-- START Provided information --

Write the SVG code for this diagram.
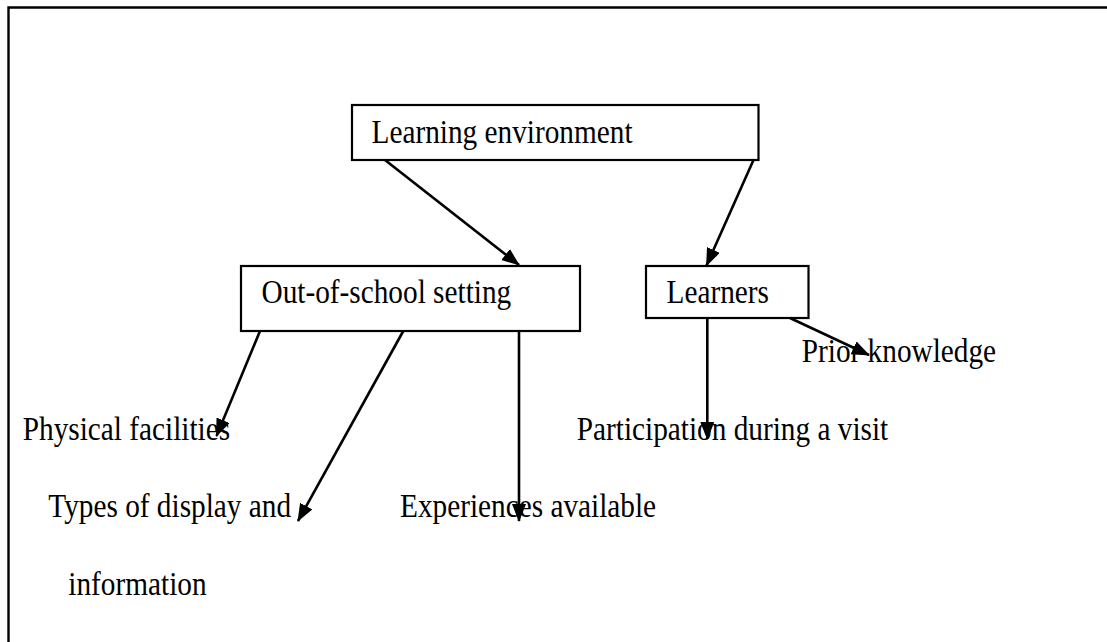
<svg xmlns="http://www.w3.org/2000/svg" width="1107" height="642" viewBox="0 0 1107 642">
  <style>
    .box { fill: #ffffff; stroke: #000000; stroke-width: 2.2; }
    .lbl { font-family: "Liberation Serif", "Times New Roman", serif; font-size: 29.3px; fill: #000000; }
    .con { stroke: #000000; stroke-width: 2.6; fill: none; marker-end: url(#arr); }
    .frame { stroke: #000000; stroke-width: 2.4; fill: none; }
  </style>
  <defs>
    <marker id="arr" markerUnits="userSpaceOnUse" markerWidth="19" markerHeight="15" refX="17" refY="7" orient="auto" viewBox="0 0 19 15">
      <path d="M0,0 L18,7 L0,14 Z" fill="#000000"/>
    </marker>
  </defs>
  <rect width="1107" height="642" fill="#ffffff"/>
  <path class="frame" d="M8.5,642 L8.5,7.5 L1107,7.5"/>

  <g id="node-learning-environment">
    <rect class="box" x="352" y="105" width="406.5" height="55"/>
    <text class="lbl" transform="translate(371.5,143) scale(1,1.12)">Learning environment</text>
  </g>
  <g id="node-out-of-school">
    <rect class="box" x="241" y="266" width="339" height="65"/>
    <text class="lbl" transform="translate(261.5,303) scale(1,1.12)">Out-of-school setting</text>
  </g>
  <g id="node-learners">
    <rect class="box" x="646" y="266" width="162.5" height="52"/>
    <text class="lbl" transform="translate(666.5,303) scale(1,1.12)">Learners</text>
  </g>
  <g id="node-physical">
    <text class="lbl" transform="translate(22.7,440) scale(1,1.12)">Physical facilities</text>
  </g>
  <g id="node-types">
    <text class="lbl" transform="translate(48.3,517) scale(1,1.12)">Types of display and</text>
    <text class="lbl" transform="translate(68.3,595) scale(1,1.12)">information</text>
  </g>
  <g id="node-experiences">
    <text class="lbl" transform="translate(400,517) scale(1,1.12)">Experiences available</text>
  </g>
  <g id="node-participation">
    <text class="lbl" transform="translate(576.7,440) scale(1,1.12)">Participation during a visit</text>
  </g>
  <g id="node-prior">
    <text class="lbl" transform="translate(801.7,362) scale(1,1.12)">Prior knowledge</text>
  </g>

  <g id="connectors">
    <line class="con" x1="385" y1="160" x2="519" y2="265"/>
    <line class="con" x1="753.5" y1="160" x2="706.5" y2="265.5"/>
    <line class="con" x1="260" y1="331" x2="216.5" y2="436"/>
    <line class="con" x1="403.3" y1="331" x2="298" y2="521"/>
    <line class="con" x1="519" y1="331" x2="519" y2="521"/>
    <line class="con" x1="707.3" y1="318" x2="707.3" y2="439"/>
    <line class="con" x1="790" y1="318" x2="869" y2="355"/>
  </g>
</svg>
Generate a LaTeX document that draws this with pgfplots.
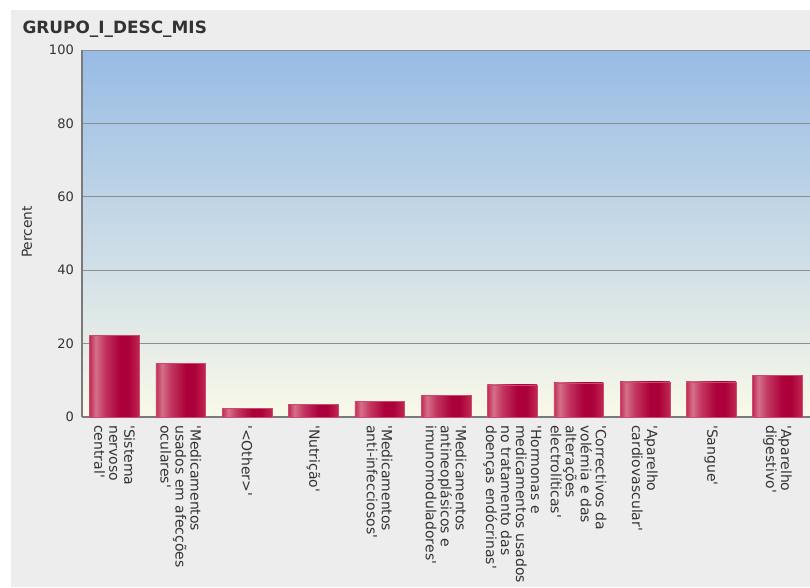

-- END Provided information --

Exercise instructions: Count each line with "this" in it and report that figure by itself.

The response: 2